Концепция "меньшего зла" стоит на определённой онтологии. Отвергается потенция добра, возможность добра, сила добра, то есть - отвергается само существование добра. Это даже не манихейство, которое воспринимает мир как борьбу добра и зла, - это восприятие мира как борьбы меньшего зла с большим злом. Таково самое, возможно, печальное извращение духа, происшедшее в массовой психологии в результате большевизма.

Неверие в добро является типичным "самооправдывающимся пророчеством". Человек, заявляющий о слабости добра, отказывающийся помогать добру и помогающий наименьшему злу, как раз и делает добро слабым, уничтожает его. В любое время российской истории были в ней лидеры и силы вполне демократические, но цинизм считал их обречёнными и тем самым обрекал на поражение. Характерно цинические и материалистические насмешки над "идеализмом", "непрактичностью", "обречённостью" Сахарова, Новодворской, Ковалёва, Явлинского приводили к тому, что эти люди не получали как раз той поддержки, которая была необходима для их победы.

Неверие в силу добра есть неверие в собственную силу. Люди, которые предпочитали поддерживать деспотизм Ельцина, а не пусть слабый, но демократизм Явлинского, упускали возможность сделать демократизм Явлинского сильнее. Это и привело к тому, что Явлинский мутировал не в сторону настоящего демократизма, а в сторону прокремлевскую, потеряв шанс стать "русским Гавелом". Десятки и сотни демократически настроенных людей отсекались цинизмом от политической деятельности. Торжествовала вполне большевистская концепция "единства": для победы нужно всем сплотиться. Все - за Горбачёва против Лигачёва, за Ельцина против Горбачёва, кто смеет голосовать за "бесперспективного" демократа - предатель и раскольник. Сила - в большинстве, а не в творчестве и правде.

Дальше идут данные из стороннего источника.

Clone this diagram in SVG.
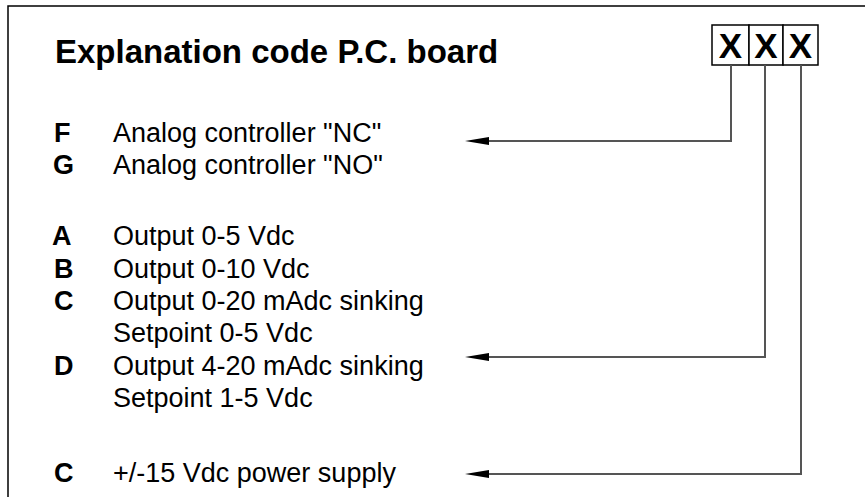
<svg xmlns="http://www.w3.org/2000/svg" width="865" height="497" viewBox="0 0 865 497">
<style>
.t{font-family:"Liberation Sans",Arial,sans-serif;font-size:27px;fill:#000}
.b{font-family:"Liberation Sans",Arial,sans-serif;font-weight:bold;fill:#000}
.l{font-size:27px}
.cell{fill:#fff;stroke:#000;stroke-width:1.5}
.con{fill:none;stroke:#555;stroke-width:2}
</style>
<defs>
<marker id="ah" viewBox="0 0 24 8" refX="0" refY="4" markerWidth="24" markerHeight="8" markerUnits="userSpaceOnUse" orient="auto-start-reverse">
<path d="M0,0 L24,4 L0,8 Z" fill="#000"/>
</marker>
</defs>
<rect x="0" y="0" width="865" height="497" fill="#fff"/>
<path d="M8,497 L8,6 L865,6" fill="none" stroke="#000" stroke-width="1.5"/>
<text id="title" class="b" x="55" y="63" font-size="33">Explanation code P.C. board</text>
<g id="code">
<rect class="cell" x="712" y="25" width="37" height="40"/>
<rect class="cell" x="749" y="25" width="34" height="40"/>
<rect class="cell" x="783" y="25" width="35" height="40"/>
<text class="b" x="730.5" y="58" font-size="35" text-anchor="middle">X</text>
<text class="b" x="766" y="58" font-size="35" text-anchor="middle">X</text>
<text class="b" x="800.5" y="58" font-size="35" text-anchor="middle">X</text>
</g>
<g id="group1">
<text class="b l" x="54" y="142">F</text><text class="t" x="113" y="142">Analog controller "NC"</text>
<text class="b l" x="53" y="174">G</text><text class="t" x="113" y="174">Analog controller "NO"</text>
</g>
<g id="group2">
<text class="b l" x="52" y="245">A</text><text class="t" x="113" y="245">Output 0-5 Vdc</text>
<text class="b l" x="54" y="278">B</text><text class="t" x="113" y="278">Output 0-10 Vdc</text>
<text class="b l" x="54" y="310">C</text><text class="t" x="113" y="310">Output 0-20 mAdc sinking</text>
<text class="t" x="113" y="342">Setpoint 0-5 Vdc</text>
<text class="b l" x="54" y="375">D</text><text class="t" x="113" y="375">Output 4-20 mAdc sinking</text>
<text class="t" x="113" y="407">Setpoint 1-5 Vdc</text>
</g>
<g id="group3">
<text class="b l" x="54" y="482">C</text><text class="t" x="113" y="482">+/-15 Vdc power supply</text>
</g>
<g id="connectors">
<path class="con" d="M731,65 L731,141 L489,141" marker-end="url(#ah)"/>
<path class="con" d="M765,65 L765,357 L489,357" marker-end="url(#ah)"/>
<path class="con" d="M801,65 L801,474 L489,474" marker-end="url(#ah)"/>
</g>
</svg>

Цинизм и вера в "наименьшее зло" очень боятся смерти и потому обречены на смерть при жизни. Они боятся проиграть и потому всегда в проигрыше, в подчинении и рабстве у очередного зла. К счастью, хорошо известна нормальная психология, нормальное для человека поведение: поддерживать не зло, а добро, выращивать добро из малого зерна, идти на компромиссы - но ради добра, а не ради "наименьшего зла", быть готовым погибнуть ради этого, быть готовым пройти через период отвержения и поражения, но сохранить идеал и правду. Искать союзников, а не покровителей. Верующие в "наименьшее зло", как они проявили себя в России с 1985-го года, - закономерное порождение большевистских репрессий, результат выбраковки нормальных людей. Выбраковка продолжается, но, как и всегда, закономерное не должно затенять законного - а законным является добро, а не наименьшее зло.